Chaetodon aureofasciatus, the golden butterflyfish, golden-banded butterflyfish, golden-striped butterflyfish or sunburst butterflyfish, is a species of marine ray-finned fish, a butterflyfish belonging to the family Chaetodontidae. This coral eating species is found on shallow reefs in the western Pacific Ocean.

==Description==
Chaetodon aureofasciatus has a whitish body which is cross-hatched with darker lines, creating a purple hue. The caudal, anal, dorsal and pelvic fins are yellow. There is an orange vertical band, edges with black, running through the eyeblack edged orange band through the eyes and just behind the head there is another, thin vertical orange band of the head. The dorsal fin contains 11 spines and 20–22 soft rays, while the anal fin has 3 spines and 17–18 soft rays. This species attains a maximum total length of 12.5 cm.

==Distribution==
Chaetodon aureofasciatusis is found in the south western Pacific Ocean. Its range encompasses northern Australia where it is found from Coral Bay in Western Australia to Moreton Bay in Queensland. It is also found in southern Papua New Guinea.

==Habitat and biology==
Chaetodon aureofasciatus is found on coastal and offshore reefs, frequently on silty coastal reefs, even those near the mouths of rivers and this species is able to withstand high percentages of freshwater. It is found at depths of 1 to 20 m and they are encountered as pairs or in small groups. This species is an obligate corallivore, feeding on coral polyps, but can persist in areas of relatively sparse coral growth. It has been observed that this species has seemingly developed a wide diet than other corallivorous butterflyfishes, possibly in response to coral declines and that this may also account for their move into brackish water.

==Systematics==
Chaetodon aureofasciatus was first formally described in 1878 by the Scottish-Australian politician, naturalist, zoologist, and herpetologist William John Macleay (1820–1891) with the type locality given as Darwin, Northern Territory.

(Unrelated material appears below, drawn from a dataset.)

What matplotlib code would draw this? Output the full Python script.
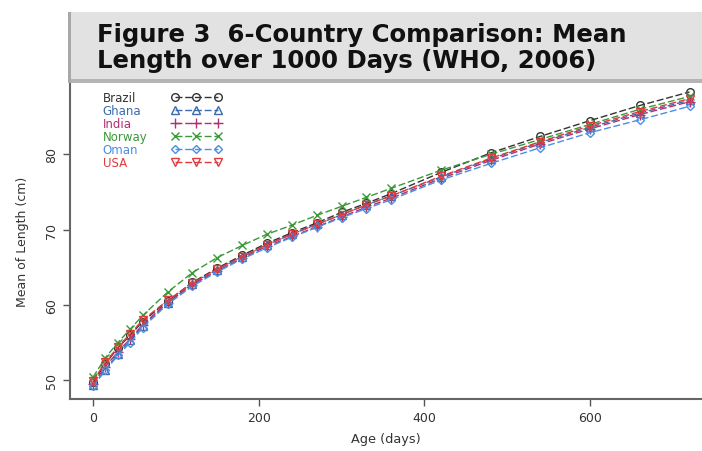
import numpy as np
import matplotlib.pyplot as plt
from matplotlib.patches import Rectangle

days = [0, 15, 30, 45, 60, 90, 120, 150, 180, 210, 240, 270, 300, 330, 360,
        420, 480, 540, 600, 660, 720]

brazil = [49.7, 52.2, 54.3, 56.0, 57.8, 60.5, 63.0, 64.9, 66.6, 68.2, 69.6,
          70.9, 72.3, 73.5, 74.8, 77.6, 80.2, 82.4, 84.5, 86.5, 88.3]
ghana = [49.3, 51.4, 53.5, 55.3, 57.2, 60.3, 62.8, 64.7, 66.4, 68.0, 69.4,
         70.7, 72.0, 73.3, 74.5, 77.0, 79.4, 81.6, 83.6, 85.5, 87.2]
india = [49.5, 51.8, 53.8, 55.5, 57.4, 60.3, 62.7, 64.5, 66.2, 67.8, 69.1,
         70.4, 71.7, 73.0, 74.2, 76.8, 79.2, 81.4, 83.4, 85.3, 87.0]
norway = [50.4, 53.0, 55.0, 56.8, 58.6, 61.7, 64.3, 66.3, 67.9, 69.4, 70.6,
          71.9, 73.1, 74.3, 75.5, 77.9, 80.0, 82.0, 84.0, 86.0, 87.7]
oman = [49.2, 51.3, 53.3, 55.0, 57.0, 60.1, 62.5, 64.4, 66.1, 67.6, 69.0,
        70.3, 71.6, 72.8, 74.0, 76.6, 78.8, 80.9, 82.9, 84.6, 86.4]
usa = [49.9, 52.4, 54.4, 56.2, 58.0, 60.6, 62.9, 64.8, 66.4, 68.0, 69.4,
       70.7, 72.0, 73.3, 74.5, 77.1, 79.5, 81.7, 83.8, 85.7, 87.4]

countries = ["Brazil", "Ghana", "India", "Norway", "Oman", "USA"]
series = [brazil, ghana, india, norway, oman, usa]
colors = ["#333333", "#3b6bb0", "#b03070", "#3a9a3a", "#4a8fe0", "#e03a3a"]
markers = ["o", "^", "+", "x", "D", "v"]
msizes = [5.5, 5.5, 6.5, 6, 4.5, 5.5]

plt.rcParams['font.family'] = ['DejaVu Sans']

fig = plt.figure(figsize=(7.02, 4.52), dpi=100)
ax = fig.add_axes([0.0997, 0.115, 0.9003, 0.701])

lines = []
for name, vals, c, m, ms in zip(countries, series, colors, markers, msizes):
    ln, = ax.plot(days, vals, color=c, marker=m, markersize=ms, fillstyle='none',
                  markeredgewidth=1.0, linestyle=(0, (5, 2)), linewidth=1.0, label=name)
    lines.append(ln)

ax.set_xlim(-27.8, 735)
ax.set_ylim(47.5, 89.6)
ax.set_xticks([0, 200, 400, 600])
ax.set_yticks([50, 60, 70, 80])
for lab in ax.get_yticklabels():
    lab.set_rotation(90)
    lab.set_va('center')
ax.tick_params(colors='#555555', labelcolor='#333333', labelsize=9,
               length=5, width=1.0)
ax.spines['top'].set_visible(False)
ax.spines['right'].set_visible(False)
for s in ['left', 'bottom']:
    ax.spines[s].set_color('#666666')
    ax.spines[s].set_linewidth(1.5)
ax.set_xlabel("Age (days)", fontsize=9.3, color='#333333', labelpad=6)
ax.set_ylabel("Mean of Length (cm)", fontsize=9, color='#333333', labelpad=12)

# legend: names in one column, marker samples in the next
leg1 = ax.legend(lines, countries, loc='upper left', bbox_to_anchor=(0.052, 0.972),
                 frameon=False, labelcolor='linecolor', fontsize=8.5,
                 handlelength=0, handletextpad=0, labelspacing=0,
                 borderpad=0, borderaxespad=0)
for h in leg1.legend_handles:
    h.set_visible(False)
ax.add_artist(leg1)
ax.legend(lines, [" "] * len(lines), loc='upper left', bbox_to_anchor=(0.16, 0.972),
          frameon=False, fontsize=8.5, numpoints=3, handlelength=4.3,
          handletextpad=0, labelspacing=0, borderpad=0, borderaxespad=0)

# title banner
fig.patches.append(Rectangle((0.0997, 0.821), 0.9003, 0.151, transform=fig.transFigure,
                             facecolor='#e2e2e2', edgecolor='none', zorder=5))
fig.patches.append(Rectangle((0.0997, 0.814), 0.9003, 0.008, transform=fig.transFigure,
                             facecolor='#b4b4b4', edgecolor='none', zorder=5))
fig.patches.append(Rectangle((0.0975, 0.814), 0.004, 0.158, transform=fig.transFigure,
                             facecolor='#a8a8a8', edgecolor='none', zorder=5))
fig.text(0.138, 0.906, "Figure 3  6-Country Comparison: Mean", fontsize=17.6,
         fontweight='bold', color='#111111', va='baseline', ha='left', zorder=6)
fig.text(0.138, 0.849, "Length over 1000 Days (WHO, 2006)", fontsize=17.6,
         fontweight='bold', color='#111111', va='baseline', ha='left', zorder=6)

fig.savefig("out.png", dpi=100)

This species is a close relative of the eightband butterflyfish (C. octofasciatus) and less close to Rainford's butterflyfish (C. rainfordi). It is probably also closely related to the three-striped butterflyfish (C. tricinctus) and these diverse but always high-bodied species make up the subgenus Discochaetodon, of which C. octofasciatus is the type species. They appear to be close relatives of the subgenus Tetrachaetodon which includes for example the mirror butterflyfish (C. speculum) and together with these would probably go in the proposed genus Megaprotodon if Chaetodon is split up. The golden butterflyfish is known to hybridise with Rainford's butterflyfish.

==Use==
Chaetodon aureofasciatus is occasionally collected for the aquarium trade but it is regarded as difficult to maintain in captivity.